For the final part of our experiment we train models using all the three modes discussed above. We first use the text transcript and speech based vectors for one model. We try architectures which use Model1 of text processing and Model1 of speech processing architectures, both without the output neurons, their final hidden layers concatenated to 512 dimension hidden layer feeding into 4 output neurons. This architecture does not yield good results. We then try a new model (Model1) which uses 3 Dense layers (1024,512,256) neurons each for both text and speech features concatenated followed by another Dense layer with 256 neurons using Relu and Dropout of 0.2 and 4 output softmax neurons. Our Model2 uses 256 units of 2 stacked LSTMS followed by a Dense layer with 256 neurons for text data; 2 Dense layers with 1024 and 256 neurons for speech data; concatenated followed by another Dense layer with 256 neurons using Relu and Dropout of 0.2 and 4 output softmax neurons. Both Model1 and Model 2 use random initalizations of 128 dimensional embeddings. For Model3 we replace Model2 with Glove embeddings.

We then proceed to also include MoCap data as well into one complete model.
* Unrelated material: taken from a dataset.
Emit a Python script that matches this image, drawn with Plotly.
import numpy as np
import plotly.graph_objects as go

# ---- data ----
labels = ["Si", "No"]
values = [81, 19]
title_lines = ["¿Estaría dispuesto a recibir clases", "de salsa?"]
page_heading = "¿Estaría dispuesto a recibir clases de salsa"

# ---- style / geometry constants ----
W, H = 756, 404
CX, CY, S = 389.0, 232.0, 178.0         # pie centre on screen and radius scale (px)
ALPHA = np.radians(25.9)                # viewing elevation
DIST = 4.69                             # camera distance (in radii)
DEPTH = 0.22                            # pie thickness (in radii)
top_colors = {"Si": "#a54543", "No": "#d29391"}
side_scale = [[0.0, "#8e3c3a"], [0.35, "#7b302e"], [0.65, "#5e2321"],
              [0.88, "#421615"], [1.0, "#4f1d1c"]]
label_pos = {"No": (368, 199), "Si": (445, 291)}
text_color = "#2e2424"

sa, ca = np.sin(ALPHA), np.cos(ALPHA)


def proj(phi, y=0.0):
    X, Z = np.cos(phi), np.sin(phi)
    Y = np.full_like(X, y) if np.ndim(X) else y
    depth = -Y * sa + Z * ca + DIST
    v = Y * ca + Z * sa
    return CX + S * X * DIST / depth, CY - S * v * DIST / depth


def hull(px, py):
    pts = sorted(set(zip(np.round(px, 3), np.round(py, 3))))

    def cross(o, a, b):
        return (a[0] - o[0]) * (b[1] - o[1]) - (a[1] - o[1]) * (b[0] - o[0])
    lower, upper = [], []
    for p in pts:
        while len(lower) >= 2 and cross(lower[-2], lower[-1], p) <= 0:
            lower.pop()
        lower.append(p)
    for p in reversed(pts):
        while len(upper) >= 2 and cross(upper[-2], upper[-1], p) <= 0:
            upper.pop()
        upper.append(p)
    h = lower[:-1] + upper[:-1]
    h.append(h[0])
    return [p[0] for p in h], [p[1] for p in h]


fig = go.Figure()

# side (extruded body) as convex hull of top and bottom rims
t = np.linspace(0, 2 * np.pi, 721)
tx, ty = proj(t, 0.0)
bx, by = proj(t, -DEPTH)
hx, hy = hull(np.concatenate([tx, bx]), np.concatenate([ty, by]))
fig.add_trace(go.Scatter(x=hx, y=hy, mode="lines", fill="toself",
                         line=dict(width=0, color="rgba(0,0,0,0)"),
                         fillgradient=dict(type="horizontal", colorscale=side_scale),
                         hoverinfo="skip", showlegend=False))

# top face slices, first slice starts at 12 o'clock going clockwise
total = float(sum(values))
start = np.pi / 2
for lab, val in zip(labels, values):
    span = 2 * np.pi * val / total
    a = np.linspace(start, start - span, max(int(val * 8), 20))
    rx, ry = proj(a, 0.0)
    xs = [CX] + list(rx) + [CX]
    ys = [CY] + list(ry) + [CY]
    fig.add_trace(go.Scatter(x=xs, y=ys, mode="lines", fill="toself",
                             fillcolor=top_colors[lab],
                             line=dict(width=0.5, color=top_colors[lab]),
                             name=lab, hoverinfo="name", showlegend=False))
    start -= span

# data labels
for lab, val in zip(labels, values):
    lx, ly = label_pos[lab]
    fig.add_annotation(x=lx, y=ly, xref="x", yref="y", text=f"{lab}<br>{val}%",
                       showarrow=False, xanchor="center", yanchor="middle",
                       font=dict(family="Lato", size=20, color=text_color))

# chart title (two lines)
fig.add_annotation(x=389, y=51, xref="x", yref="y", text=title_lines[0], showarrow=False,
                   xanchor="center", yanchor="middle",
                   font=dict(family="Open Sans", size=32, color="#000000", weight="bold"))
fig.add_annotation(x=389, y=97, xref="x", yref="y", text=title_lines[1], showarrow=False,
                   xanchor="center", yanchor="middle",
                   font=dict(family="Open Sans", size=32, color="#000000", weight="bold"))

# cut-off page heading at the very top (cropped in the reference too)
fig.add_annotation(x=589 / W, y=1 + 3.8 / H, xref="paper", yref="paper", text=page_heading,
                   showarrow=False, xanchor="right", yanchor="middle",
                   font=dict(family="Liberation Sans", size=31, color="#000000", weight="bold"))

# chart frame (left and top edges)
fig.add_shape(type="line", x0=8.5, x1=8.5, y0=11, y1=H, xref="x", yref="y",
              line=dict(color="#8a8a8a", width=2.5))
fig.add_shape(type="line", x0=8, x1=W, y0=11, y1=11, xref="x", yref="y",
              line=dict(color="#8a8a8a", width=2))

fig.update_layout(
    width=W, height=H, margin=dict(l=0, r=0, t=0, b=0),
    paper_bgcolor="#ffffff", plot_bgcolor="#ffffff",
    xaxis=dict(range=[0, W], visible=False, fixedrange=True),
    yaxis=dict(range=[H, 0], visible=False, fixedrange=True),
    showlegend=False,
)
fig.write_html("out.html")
For Model4 we combine the previous Model3 with MoCap based Model 2 and concatenate all three 256 layer final outputs. For Model5 we combine the previous Model3 with MoCap based Model1 and concatenate all three 256 layer final outputs. For Model6 we replace the Dense Layers in Speech mode part of previous Model4 with Attention based LSTM architectures. All the code is openly available for reference.